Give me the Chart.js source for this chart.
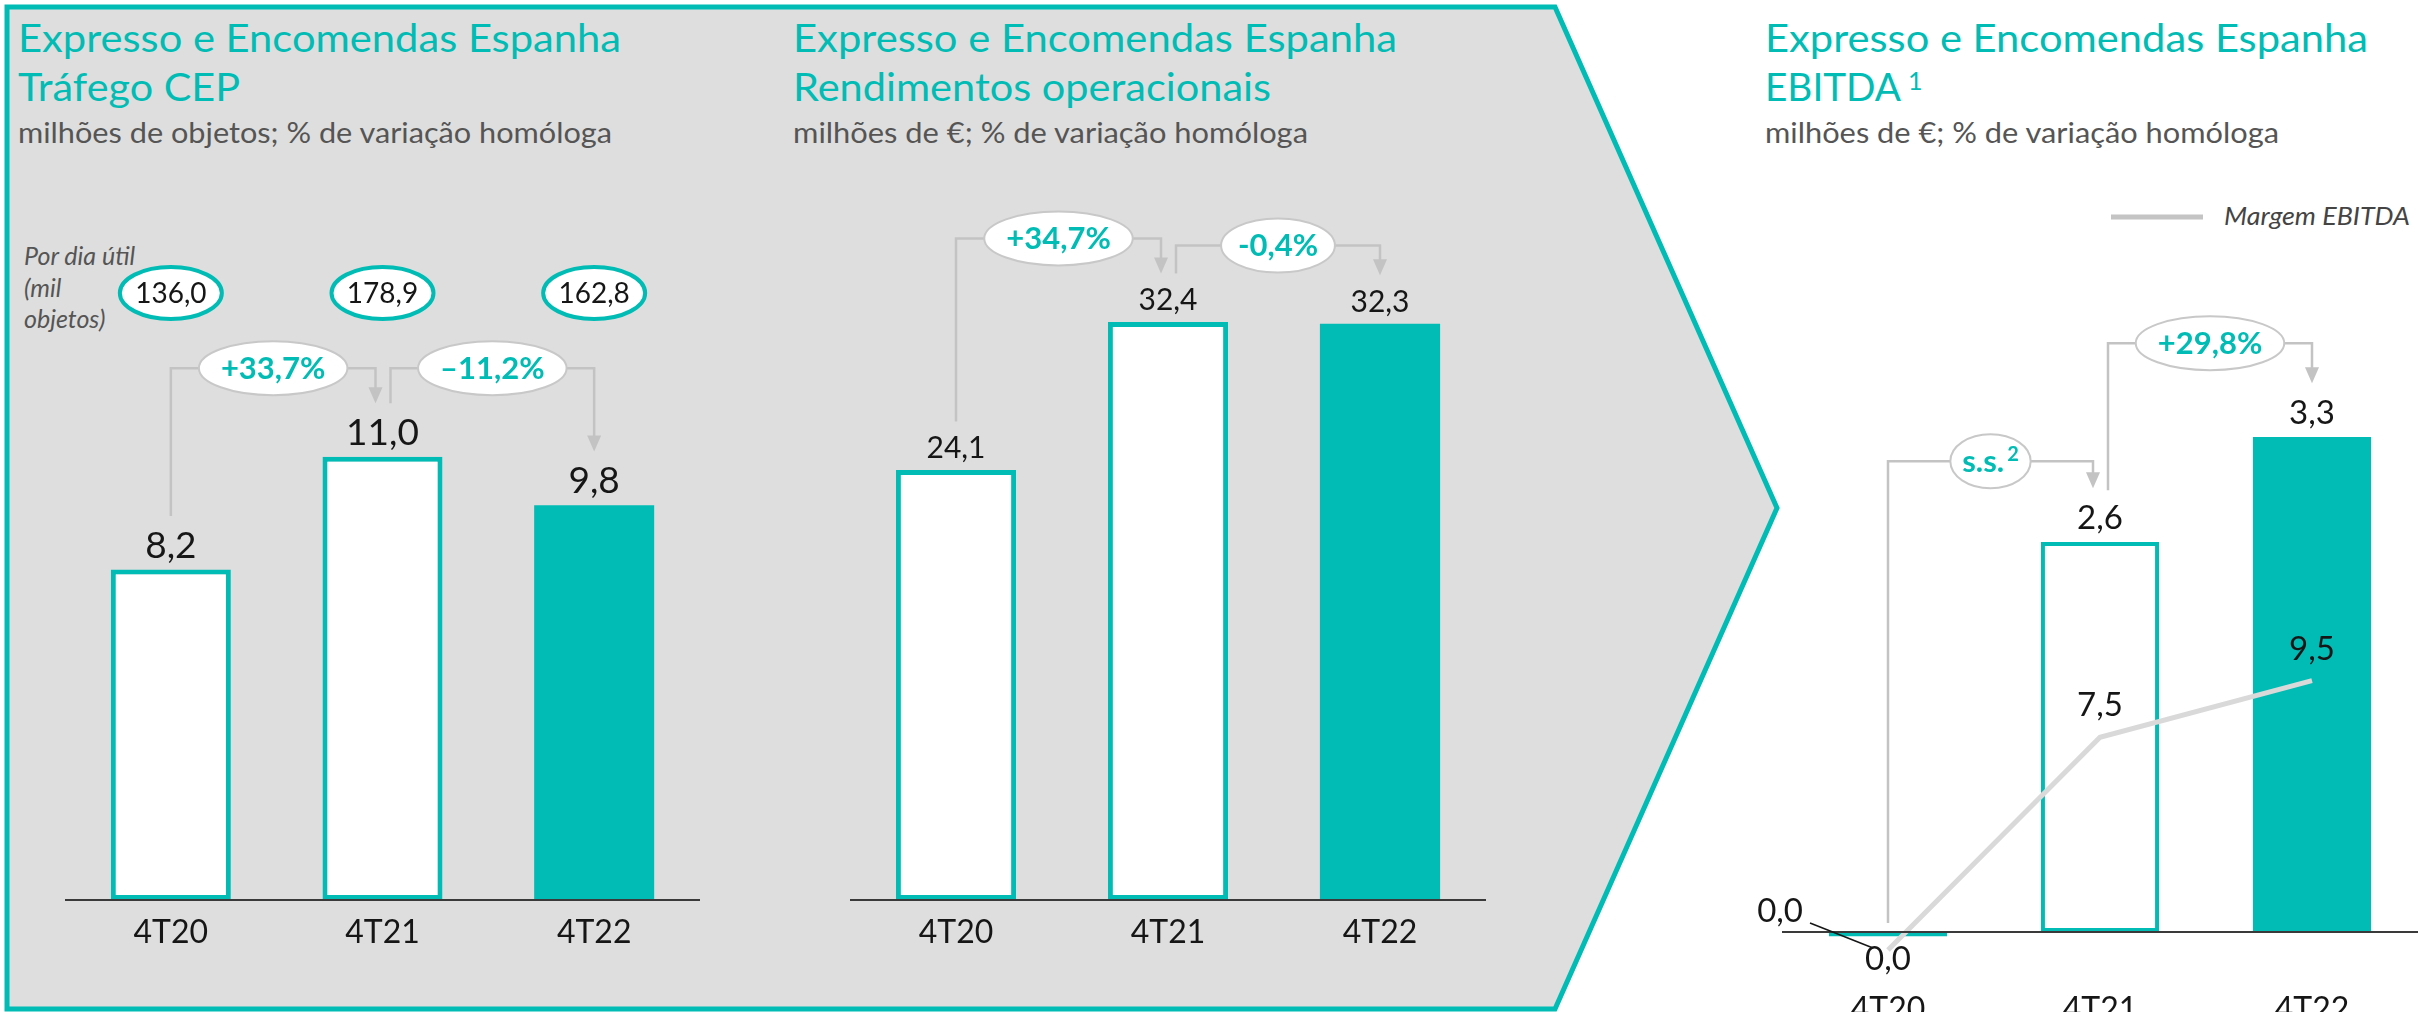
<!DOCTYPE html>
<html lang="pt">
<head>
<meta charset="utf-8">
<title>Expresso e Encomendas Espanha</title>
<script src="https://cdn.jsdelivr.net/npm/chart.js@4.4.1/dist/chart.umd.min.js"></script>
<style>
  html, body { margin: 0; padding: 0; background: #fff; }
  #page { position: relative; width: 2435px; height: 1012px; overflow: hidden; }
  #bg, canvas { position: absolute; top: 0; }
  #bg { left: 0; }
  #c1 { left: 0; }
  #c2 { left: 780px; }
  #c3 { left: 1700px; }
  .t { font-family: Lato, sans-serif; fill: #00BCB4; font-size: 39px; }
  .s { font-family: Lato, sans-serif; fill: #555; font-size: 29px; }
  .i { font-family: Lato, sans-serif; fill: #555; font-size: 25px; font-style: italic; }
</style>
</head>
<body>
<div id="page">
  <svg id="bg" width="2435" height="1012">
    <polygon points="7,7 1555,7 1777,508 1555,1009 7,1009" fill="#DEDEDE" stroke="#00BCB4" stroke-width="5"/>

    <text class="t" x="18" y="52" textLength="603" lengthAdjust="spacingAndGlyphs">Expresso e Encomendas Espanha</text>
    <text class="t" x="18" y="101" textLength="222" lengthAdjust="spacingAndGlyphs">Tráfego CEP</text>
    <text class="s" x="18" y="143" textLength="594" lengthAdjust="spacingAndGlyphs">milhões de objetos; % de variação homóloga</text>
    <text class="i" x="24" y="265">Por dia útil</text>
    <text class="i" x="24" y="297">(mil</text>
    <text class="i" x="24" y="328">objetos)</text>

    <text class="t" x="793" y="52" textLength="604" lengthAdjust="spacingAndGlyphs">Expresso e Encomendas Espanha</text>
    <text class="t" x="793" y="101" textLength="478" lengthAdjust="spacingAndGlyphs">Rendimentos operacionais</text>
    <text class="s" x="793" y="143" textLength="515" lengthAdjust="spacingAndGlyphs">milhões de €; % de variação homóloga</text>

    <text class="t" x="1765" y="52" textLength="603" lengthAdjust="spacingAndGlyphs">Expresso e Encomendas Espanha</text>
    <text class="t" x="1765" y="101" textLength="136" lengthAdjust="spacingAndGlyphs">EBITDA</text>
    <text class="t" x="1908" y="90" style="font-size:25px">1</text>
    <text class="s" x="1765" y="143" textLength="514" lengthAdjust="spacingAndGlyphs">milhões de €; % de variação homóloga</text>

    <line x1="2111" y1="217" x2="2203" y2="217" stroke="#C4C4C4" stroke-width="5"/>
    <text class="i" x="2224" y="225" textLength="186" lengthAdjust="spacingAndGlyphs" style="fill:#444">Margem EBITDA</text>
  </svg>
  <canvas id="c1" width="780" height="1012"></canvas>
  <canvas id="c2" width="780" height="1012"></canvas>
  <canvas id="c3" width="735" height="1012"></canvas>
</div>

<script>
// data
const categories = ['4T20', '4T21', '4T22'];

const trafego = [8.2, 11.0, 9.8];          // milhões de objetos
const trafegoDia = [136.0, 178.9, 162.8];  // mil objetos por dia útil
const trafegoVar = [33.7, -11.2];          // % homóloga

const rendimentos = [24.1, 32.4, 32.3];    // milhões de €
const rendimentosVar = [34.7, -0.4];

const ebitda = [-0.03, 2.6, 3.3];          // milhões de € (4T20 ~ 0,0)
const ebitdaVar = [null, 29.8];            // null = s.s. (sem significado)
const margem = [0.0, 7.5, 9.5];            // margem EBITDA, %

const TEAL = '#00BCB4';
const ARROW = '#C3C3C3';
const INK = '#161616';
const FONT = 'Lato, "Noto Sans", sans-serif';

const fmt = v => (Math.round(v * 10) / 10 + 0).toFixed(1).replace('.', ',');

function text(ctx, s, x, y, size, o = {}) {
    ctx.save();
    ctx.font = `${o.style || 'normal'} ${o.weight || 400} ${size}px ${FONT}`;
    ctx.fillStyle = o.color || INK;
    ctx.textAlign = o.align || 'center';
    ctx.textBaseline = 'alphabetic';
    ctx.fillText(s, x, y);
    ctx.restore();
}

function line(ctx, x1, y1, x2, y2, color, lw) {
    ctx.save();
    ctx.strokeStyle = color;
    ctx.lineWidth = lw;
    ctx.beginPath();
    ctx.moveTo(x1, y1);
    ctx.lineTo(x2, y2);
    ctx.stroke();
    ctx.restore();
}

function oval(ctx, cx, cy, rx, ry, stroke, lw) {
    ctx.save();
    ctx.beginPath();
    ctx.ellipse(cx, cy, rx, ry, 0, 0, Math.PI * 2);
    ctx.fillStyle = '#fff';
    ctx.fill();
    ctx.lineWidth = lw;
    ctx.strokeStyle = stroke;
    ctx.stroke();
    ctx.restore();
}

const growthText = (v, minus) =>
    (v > 0 ? '+' : minus) + Math.abs(v).toFixed(1).replace('.', ',') + '%';

// elbow connector from bar a to bar b, with the % change in an oval
function bracket(ctx, xa, ya, xb, yb, hy, v, minus) {
    ctx.save();
    ctx.strokeStyle = ARROW;
    ctx.fillStyle = ARROW;
    ctx.lineWidth = 2.5;
    ctx.beginPath();
    ctx.moveTo(xa, ya);
    ctx.lineTo(xa, hy);
    ctx.lineTo(xb, hy);
    ctx.lineTo(xb, yb - 14);
    ctx.stroke();
    ctx.beginPath();
    ctx.moveTo(xb - 7, yb - 16);
    ctx.lineTo(xb + 7, yb - 16);
    ctx.lineTo(xb, yb);
    ctx.closePath();
    ctx.fill();

    const cx = (xa + xb) / 2;
    if (v === null) {
        ctx.font = `normal 700 31px ${FONT}`;
        const w1 = ctx.measureText('s.s.').width;
        ctx.font = `normal 700 20px ${FONT}`;
        const w2 = ctx.measureText('2').width;
        const w = w1 + 3 + w2;
        oval(ctx, cx, hy, w * 0.71, 27, '#C8C8C8', 2);
        text(ctx, 's.s.', cx - w / 2, hy + 11, 31, { weight: 700, color: TEAL, align: 'left' });
        text(ctx, '2', cx - w / 2 + w1 + 3, hy, 20, { weight: 700, color: TEAL, align: 'left' });
    } else {
        const s = growthText(v, minus);
        ctx.font = `normal 700 31px ${FONT}`;
        const w = ctx.measureText(s).width;
        oval(ctx, cx, hy, w * 0.71, 27, '#C8C8C8', 2);
        text(ctx, s, cx, hy + 11, 31, { weight: 700, color: TEAL });
    }
    ctx.restore();
}

function annotate(chart, c) {
    const ctx = chart.ctx;
    const area = chart.chartArea;
    const xs = chart.scales.x, ys = chart.scales.y;
    const bars = chart.getDatasetMeta(c.meta).data;
    const y0 = ys.getPixelForValue(0);

    line(ctx, area.left, y0, area.right, y0, '#3A3A3A', 2);
    categories.forEach((cat, i) => text(ctx, cat, xs.getPixelForValue(i), c.catY, 32));

    const cap = c.size * 0.72;
    const tops = c.values.map((v, i) => {
        const b = bars[i];
        if (i === c.aside) {
            text(ctx, fmt(v), b.x - 85, y0 - 10, c.size, { align: 'right' });
            line(ctx, b.x - 78, y0 - 9, b.x - 15, y0 + 16, INK, 1.5);
            return y0 + 6;
        }
        const top = Math.min(b.y, b.base);
        text(ctx, fmt(v), b.x, top - c.gap, c.size);
        return top - c.gap - cap;
    });

    c.growth.forEach((g, k) => {
        const a = bars[k], b = bars[k + 1];
        const xa = a.x + (k > 0 ? 8 : 0);
        const xb = b.x - (k < c.growth.length - 1 ? 7 : 0);
        const hy = Math.min(tops[k], tops[k + 1]) - c.lift[k];
        bracket(ctx, xa, tops[k] - 15, xb, tops[k + 1] - c.tip, hy, g, c.minus);
    });
}

const barSet = (values, bw, pct) => ({
    type: 'bar',
    data: values,
    backgroundColor: ['#fff', '#fff', TEAL],
    borderColor: TEAL,
    borderWidth: [bw, bw, 0],
    borderSkipped: false,
    categoryPercentage: 1,
    barPercentage: pct,
    order: 1
});

const baseOptions = (padding, scales) => ({
    responsive: false,
    animation: false,
    events: [],
    layout: { padding },
    plugins: { legend: { display: false }, tooltip: { enabled: false } },
    scales
});

// Tráfego CEP
new Chart(document.getElementById('c1'), {
    type: 'bar',
    data: { labels: categories, datasets: [barSet(trafego, 5, 0.567)] },
    options: baseOptions({ left: 65, right: 80, top: 240, bottom: 112 }, {
        x: { display: false },
        y: { display: false, min: 0, max: 16.38 }
    }),
    plugins: [{
        id: 'trafegoNotes',
        afterDatasetsDraw(chart) {
            const ctx = chart.ctx;
            chart.getDatasetMeta(0).data.forEach((b, i) => {
                oval(ctx, b.x, 293, 51, 26, TEAL, 4);
                text(ctx, fmt(trafegoDia[i]), b.x, 303, 28);
            });
            annotate(chart, {
                meta: 0, values: trafego, size: 37, gap: 12, catY: 943,
                growth: trafegoVar, minus: '–', lift: [50, 50], tip: 15
            });
        }
    }]
});

// Rendimentos operacionais
new Chart(document.getElementById('c2'), {
    type: 'bar',
    data: { labels: categories, datasets: [barSet(rendimentos, 5, 0.567)] },
    options: baseOptions({ left: 70, right: 74, top: 240, bottom: 112 }, {
        x: { display: false },
        y: { display: false, min: 0, max: 37.0 }
    }),
    plugins: [{
        id: 'rendNotes',
        afterDatasetsDraw(chart) {
            annotate(chart, {
                meta: 0, values: rendimentos, size: 30, gap: 12, catY: 943,
                growth: rendimentosVar, minus: '-', lift: [50, 43], tip: 15
            });
        }
    }]
});

// EBITDA + margem
new Chart(document.getElementById('c3'), {
    type: 'bar',
    data: {
        labels: categories,
        datasets: [
            {
                type: 'line', data: margem, yAxisID: 'y2',
                borderColor: '#D9D9D9', borderWidth: 5, pointRadius: 0,
                tension: 0, order: 0, clip: false
            },
            barSet(ebitda, 4, 0.557)
        ]
    },
    options: baseOptions({ left: 82, right: 17, top: 240, bottom: 12 }, {
        x: { display: false },
        y: { display: false, min: -0.4533, max: 4.613 },
        y2: { display: false, min: -1.764, max: 25.04 }
    }),
    plugins: [{
        id: 'ebitdaNotes',
        afterDatasetsDraw(chart) {
            const ctx = chart.ctx;
            annotate(chart, {
                meta: 1, values: ebitda, size: 33, gap: 13, catY: 1020, aside: 0,
                growth: ebitdaVar, minus: '-', lift: [44, 57], tip: 17
            });
            chart.getDatasetMeta(0).data.forEach((p, i) => {
                const y = i === 0 ? p.y + 20 : p.y - 21;
                text(ctx, fmt(margem[i]), p.x, y, 33);
            });
        }
    }]
});
</script>
</body>
</html>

[PROBLEM DESCRIPTION]: Go from the first line of the listing to the line holding "1555,7 1777,508 1555,1009" and, please, transcribe those lines exactly, both included, with no pictures.

[RESPONSE TO THE EXERCISE]:
Give me the Chart.js source for this chart.
<!DOCTYPE html>
<html lang="pt">
<head>
<meta charset="utf-8">
<title>Expresso e Encomendas Espanha</title>
<script src="https://cdn.jsdelivr.net/npm/chart.js@4.4.1/dist/chart.umd.min.js"></script>
<style>
  html, body { margin: 0; padding: 0; background: #fff; }
  #page { position: relative; width: 2435px; height: 1012px; overflow: hidden; }
  #bg, canvas { position: absolute; top: 0; }
  #bg { left: 0; }
  #c1 { left: 0; }
  #c2 { left: 780px; }
  #c3 { left: 1700px; }
  .t { font-family: Lato, sans-serif; fill: #00BCB4; font-size: 39px; }
  .s { font-family: Lato, sans-serif; fill: #555; font-size: 29px; }
  .i { font-family: Lato, sans-serif; fill: #555; font-size: 25px; font-style: italic; }
</style>
</head>
<body>
<div id="page">
  <svg id="bg" width="2435" height="1012">
    <polygon points="7,7 1555,7 1777,508 1555,1009 7,1009" fill="#DEDEDE" stroke="#00BCB4" stroke-width="5"/>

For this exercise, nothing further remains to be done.